Baptiste issued a statement Friday that he believes Sheehan lacks the necessary permits to begin staging commercial tour boats.
"I want to make it perfectly clear that I do not want to see the boating issue tear apart the North Shore community as it has done in the past," Baptiste said. "I will not stand by idly and let this happen. No economic gain is worth destroying a community."
Sheehan insists that his 1987 boatyard Special Management Area use permit provides all the necessary county permitting.
Sheehan said that a commercial tour boat will leave his boatyard tomorrow morning, although it won't be the Lady Ann Cruises boat that had been scheduled to operate. Lady Ann Cruises general manager Leina'ala Pavao said that in light of Baptiste's statement, Lady Ann will await clear legal direction before operating.

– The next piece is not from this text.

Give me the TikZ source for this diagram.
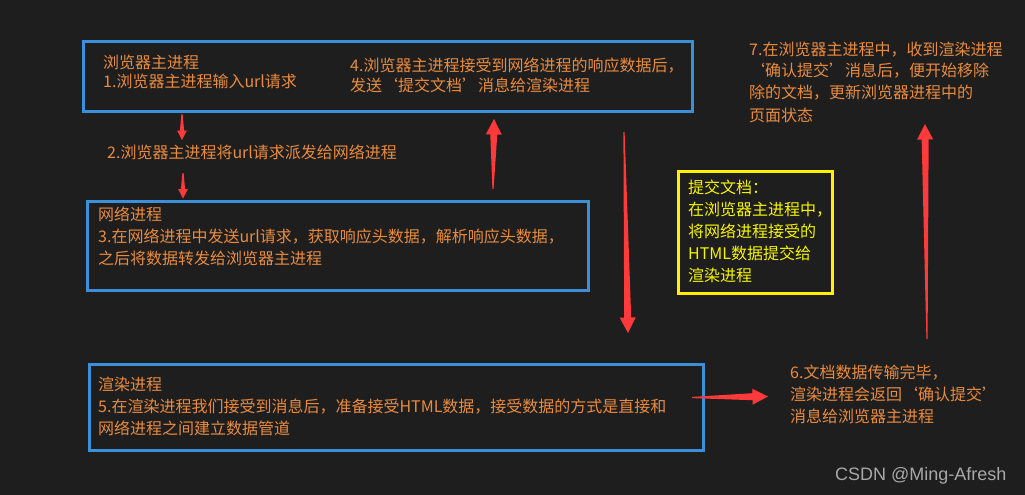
\documentclass[tikz,border=0pt]{standalone}
\usepackage{fontspec}
\setmainfont{Noto Sans CJK SC}
\newfontfamily\markfont{Liberation Sans}
\definecolor{BGdark}{HTML}{1E1E1E}
\definecolor{NoteOrange}{HTML}{E98B3F}
\definecolor{BoxBlue}{HTML}{3B8FDB}
\definecolor{NoteYellow}{HTML}{F5F500}
\definecolor{ArrowRed}{HTML}{FF3A3A}
\definecolor{MarkGray}{HTML}{A8A8A8}
\usetikzlibrary{calc}
% tapered red arrow: [size]{tail}{tip}
\newcommand\redarrow[3][1]{%
  \path (#3) coordinate (tipend) ($(#3)!#1*15.5pt!(#2)$) coordinate (headbase);
  \fill[ArrowRed] ($(#2)!0.6pt!90:(#3)$) -- ($(headbase)!#1*3.5pt!90:(tipend)$)
    -- ($(headbase)!#1*8pt!90:(tipend)$) -- (tipend)
    -- ($(headbase)!#1*8pt!-90:(tipend)$) -- ($(headbase)!#1*3.5pt!-90:(tipend)$)
    -- ($(#2)!0.6pt!-90:(#3)$) -- cycle;}

\begin{document}
\begin{tikzpicture}[x=1pt, y=-1pt,
    note/.style={anchor=base west, inner sep=0pt, align=left, text=NoteOrange,
      font=\fontsize{16}{22}\selectfont},
    procbox/.style={draw=BoxBlue, line width=3pt, anchor=north west, inner sep=0pt},
    markbox/.style={draw=yellow, line width=3pt, anchor=north west, inner sep=0pt}]
  % Background
  \fill[BGdark] (0,0) rectangle (1025,495);
  \useasboundingbox (0,0) rectangle (1025,495);
  % Process boxes
  \node[procbox, minimum width=608.5pt, minimum height=69pt] (mainbox) at (82,40.5) {};
  \node[procbox, minimum width=501pt, minimum height=89pt] (netbox) at (86,200) {};
  \node[procbox, minimum width=614pt, minimum height=86pt] (renderbox) at (88,363) {};
  \node[markbox, minimum width=154pt, minimum height=122pt] (commitbox) at (677,170) {};
  % Texts (placed at the baseline of their last line)
  \node[note] (step1) at (103,87) {浏览器主进程\\[-3pt]1.浏览器主进程输入url请求};
  \node[note] (step4) at (350,91) {4.浏览器主进程接受到网络进程的响应数据后，\\[-2pt]发送‘提交文档’消息给渲染进程};
  \node[note] (step2) at (107,158) {2.浏览器主进程将url请求派发给网络进程};
  \node[note] (step3) at (98,264) {网络进程\\3.在网络进程中发送url请求，获取响应头数据，解析响应头数据，\\之后将数据转发给浏览器主进程};
  \node[note] (step5) at (98,434) {渲染进程\\5.在渲染进程我们接受到消息后，准备接受HTML数据，接受数据的方式是直接和\\网络进程之间建立数据管道};
  \node[note] (step6) at (790,422.5) {6.文档数据传输完毕，\\渲染进程会返回‘确认提交’\\消息给浏览器主进程};
  \node[note] (step7) at (749,121) {7.在浏览器主进程中，收到渲染进程\\‘确认提交’消息后，便开始移除\\除的文档，更新浏览器进程中的\\页面状态};
  \node[note, text=NoteYellow] (commit) at (688,281) {提交文档：\\在浏览器主进程中，\\将网络进程接受的\\HTML数据提交给\\渲染进程};
  % Arrow ends
  \coordinate (s1) at (182,114);   \coordinate (e1) at (182,140);
  \coordinate (s2) at (183,173);   \coordinate (e2) at (183,198.5);
  \coordinate (s3) at (493,189);   \coordinate (e3) at (494,119);
  \coordinate (s4) at (624,132);   \coordinate (e4) at (628,333);
  \coordinate (s5) at (692,397.5); \coordinate (e5) at (768,396.5);
  \coordinate (s6) at (927,339);   \coordinate (e6) at (925,124);
  \redarrow[0.6]{s1}{e1}
  \redarrow[0.6]{s2}{e2}
  \redarrow{s3}{e3}
  \redarrow{s4}{e4}
  \redarrow{s5}{e5}
  \redarrow{s6}{e6}
  % Watermark
  \node[anchor=base west, inner sep=0pt, text=MarkGray, font=\markfont\fontsize{18}{20}\selectfont] (mark) at (835,480.5) {CSDN @Ming-Afresh};
\end{tikzpicture}
\end{document}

Baptiste said that under county regulations, only two firms — the kayak companies Kayak Kaua'i and Luana of Kaua'i — are permitted to run from Sheehan's boatyard. Sheehan said both firms operate from other locations, and are not using the boatyard.
"We do not believe that Lady Ann Cruises or Michael Sheehan is authorized to run their proposed boating operations out of the Hanalei River Boatyard and have written a letter to them stating this," Baptiste said.
State and county officials will be on hand tomorrow morning to watch and to enforce regulations if needed, he said.
Tour boating in Hanalei became big business in the 1970s, when young men in inflatable boats began taking paying passengers down the scenic Na Pali Coast — some just sightseeing and others being dropped off for camping. The business, the size of the boats and the number of passengers grew in the 1980s, and at one time more than 30 boats and more than 1,000 passengers were operating daily from in and around the county's small Black Pot Park, which lies at the mouth of the Hanalei River.
Boaters would load their passengers in the calm waters of the river and then take them out the river mouth for the ocean cruise down the coast — returning later in the day to offload passengers.
Much of the Hanalei community became annoyed with the boating, complaining that passengers were taking over their community park, overusing the small restroom facility, and that motorized boats were endangering families swimming in the river.
The battles over boating have involved permitting agencies in the state departments of Transportation and of Land and Natural Resources, the Coast Guard, and the county, and have been addressed in state and federal courts.
Today, three small firms run coast tours, without significant community opposition: Bob Butler's Captain Sundown sailing catamaran; John White's Na Pali Catamaran (formerly Whitey's Boat Cruises); and Ralph Young's Na Pali Coast Hanalei (formerly Hanalei Sport Fishing and Tours).
The three were the last county-permitted boat companies still operating after years of protests and government regulatory efforts, when U.S. District Judge Helen Gillmor ruled three years ago that the state government has limited authority to regulate Coast Guard-licensed commercial boats.
Sheehan said he understands Gillmor's ruling to mean that any Coast Guard-licensed tour boat firm could return to Hanalei.